New Zealand Parliament
- Royal assent: 30 October 2007
- Commenced: 1 January 2008

Legislative history
- Introduced by: Mark Burton
- Passed: 24 October 2007

= Crimes (Repeal of Seditious Offences) Amendment Act 2007 =

Act of Parliament in New Zealand

The Crimes (Repeal of Seditious Offences) Amendment Act 2007 is an Act of Parliament passed in New Zealand in 2007. It removed the crime of sedition from the New Zealand statute book.

==Background==
While outlawed by the Crimes Act 1961, the crime of sedition had fallen into disuse in New Zealand, with the last prosecutions having occurred in the 1930s. The law was revived in 2004, after political activist Tim Selwyn threw an axe through the window of Prime Minister Helen Clark's electorate office. Selwyn was subsequently charged with seditious conspiracy, and convicted in July 2006. The case, and the police's subsequent use of the sedition law to punish trivial offences, caused widespread concern and prompted calls for the law to be repealed. The government had already asked the Law Commission to review the law in late 2006, and on 5 April 2007 it released its report formally recommending that the law be repealed. A coalition of four minor parties – ACT New Zealand, the Greens, the Māori Party and United Future – who collectively held a balance of power in Parliament, jointly called for repeal. On 7 May 2007 the government responded, announcing its intention to repeal the law.

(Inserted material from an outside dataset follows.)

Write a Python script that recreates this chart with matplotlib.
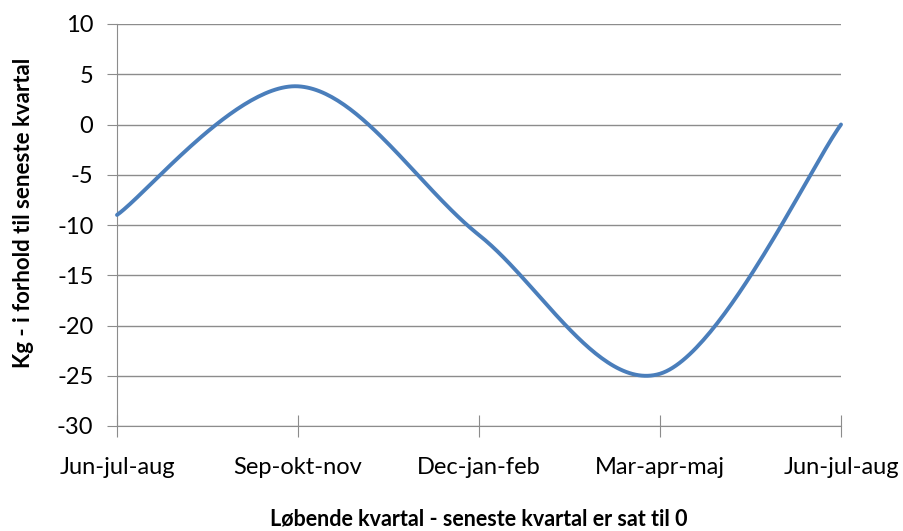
import numpy as np
import matplotlib
matplotlib.use("Agg")
import matplotlib.pyplot as plt

categories = ["Jun-jul-aug", "Sep-okt-nov", "Dec-jan-feb", "Mar-apr-maj", "Jun-jul-aug"]
values = [-9.0, 3.8, -11.0, -24.8, 0.0]
yticks = [10, 5, 0, -5, -10, -15, -20, -25, -30]

def excel_smooth(xs, ys, n=60):
    xs = np.asarray(xs, float); ys = np.asarray(ys, float)
    px = np.concatenate([[xs[0]], xs, [xs[-1]]])
    py = np.concatenate([[ys[0]], ys, [ys[-1]]])
    outx, outy = [], []
    t = np.linspace(0, 1, n)
    for i in range(1, len(px) - 2):
        p0 = np.array([px[i], py[i]]); p3 = np.array([px[i+1], py[i+1]])
        c1 = p0 + (np.array([px[i+1], py[i+1]]) - np.array([px[i-1], py[i-1]])) / 6
        c2 = p3 - (np.array([px[i+2], py[i+2]]) - np.array([px[i], py[i]])) / 6
        b = ((1-t)**3)[:, None]*p0 + (3*(1-t)**2*t)[:, None]*c1 + (3*(1-t)*t**2)[:, None]*c2 + (t**3)[:, None]*p3
        outx.extend(b[:, 0]); outy.extend(b[:, 1])
    return np.array(outx), np.array(outy)

fig = plt.figure(figsize=(9.04, 5.31), dpi=100)
ax = fig.add_axes([117/904, 1-426/531, (841-117)/904, (426-24)/531])

x = np.arange(len(categories))
sx, sy = excel_smooth(x, values)
ax.plot(sx, sy, color="#4A7EBB", lw=2.8, solid_capstyle="round", zorder=3, clip_on=False)

ax.set_xlim(0, len(categories)-1)
ax.set_ylim(-30, 10)
ax.set_yticks(yticks)
ax.set_yticklabels([str(v) for v in yticks], fontsize=17, family="Lato")
ax.set_xticks(x)
ax.set_xticklabels(categories, fontsize=17, family="Lato")
ax.grid(axis="y", color="#8C8C8C", lw=1)
for s in ["top", "right"]:
    ax.spines[s].set_visible(False)
ax.spines["left"].set_color("#8C8C8C")
ax.spines["bottom"].set_color("#8C8C8C")
ax.tick_params(axis="y", length=7, color="#8C8C8C", pad=10)
ax.tick_params(axis="x", direction="inout", length=16, color="#8C8C8C", pad=14)
ax.set_axisbelow(True)

ax.set_ylabel("Kg - i forhold til seneste kvartal", fontsize=16, fontweight="bold", family="Lato")
ax.yaxis.set_label_coords(-83/724, 0.53)
ax.set_xlabel("Løbende kvartal - seneste kvartal er sat til 0", fontsize=15.5, fontweight="bold", family="Lato")
ax.xaxis.set_label_coords(0.5, -82/402)
fig.savefig("out.png", dpi=100)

==Introduction and passage==

The Crimes (Repeal of Seditious Offences) Amendment Bill was introduced to Parliament on 8 June 2007. It was given its first reading on 14 and 19 June, and passed unanimously. On 24 August, the Justice and Electoral Select Committee recommended it proceed without amendment. Despite unanimous support during its early stages, the bill was opposed during its second and third readings by the New Zealand First Party, who believed that some version of the law was necessary to fight terrorism. The bill passed its third reading 114 – 7 on 24 October 2007, and sedition ceased to be a crime in New Zealand on 1 January 2008.